We cannot apply the same inclusion/exclusion criteria for the claim database because it requires serum urate level and creatinine level. But we can use hospital data. Or we can exclude the patients whit previous renal failure or kidney injuries in the claim data.

This RCT was primarily designed for the finding adverse event of the drug, not the efficacy of drug. That’s why this is the one of the best RCTs we can replicate.

How do you think about this? @schuemie @Patrick_Ryan

(Patrick Ryan) #18

This is a great idea @SCYou! This seems like a nice example of study that
we could try to approximate in our data network. While we don’t have serum
urate or creatinine, we can approximate some of these characteristics with
diagnosis codes and make sure that we balance uor populations on whatever
observations (and lab values) that we do happen to have at baseline.

I created a draft cohort definition to get you and others in the community
started with: ‘New users of febuxostat with gout and cardiovascular
disease’ (http://www.ohdsi.org/web/atlas/#/cohortdefinition/1734846) and
‘New users of allopurinol with gout and cardiovascular disease’ (
http://www.ohdsi.org/web/atlas/#/cohortdefinition/1734847) . You’ll note,
I created the cohort definition with inclusion criteria so you could assess
whether the requirement of gout or prior CV disease was negatively
impacting inclusion. The impact of each criteria varies widely by database
on my side, but in general I’m surprised how many people fail one but not
both of the inclusion criteria, suggesting gout and CV disease may be in
some way negatively correlated. Certainly as we move forward with this,
we’d want to try to represent additional inclusion criteria from the trial
as well.

Across the data I have access to, it looks like I have a promising number
of candidate patients (larger than the trial population size) for ‘new
users of febuxostat’ in IMS Germany, Truven MDCR, Truven CCAE, and Optum,
but <1000 patients in other databases. I see a greater number of patients
on allopurinol in each source…so we’ve got the start of a T and a C, we
need to define an O (which appears to be a MACE endpoint that I know others
in the community have previously defined).

(Seng Chan You) #19

Great! @Patrick_Ryan
I always admire your passion for OHDSI!
I generated cohort with my databases according to your definition on the ATLAS.

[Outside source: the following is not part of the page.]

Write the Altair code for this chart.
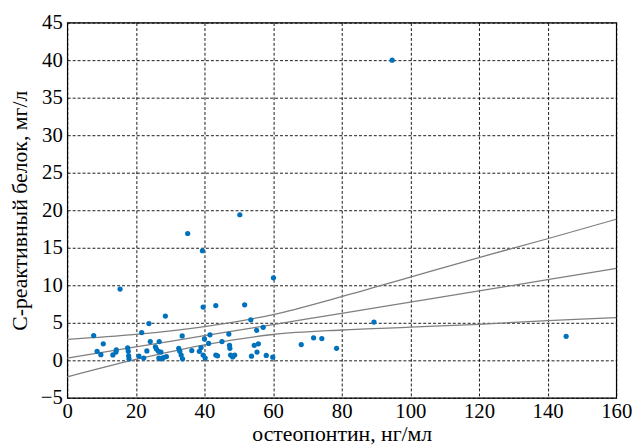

The number of cohort population with febuxostat is quite small (febuxostat, n=645; allopurinol, n=4550), which is actually much more than I expected.
I think I can get some result among these population for their death or cardiovascular mortality by adjusting only condition or drugs (I have the data for the cause of death).

And I want to mention that we need to generate more evidence for the general population.
This NEJM study focused on the population with previous cardiovascular events, because they have much higher outcome rate, which would decrease the total fund of the study.

Of course, the main purpose of this study is replicating the RCT to evaluate our methodology.
But if we can generate the evidence for the general population, it is much more helpful for the clinicians, patients and FDAs in the world.

(Seng Chan You) #20

We need to read the protocol of febuxostat paper to replicate this study as same as we can.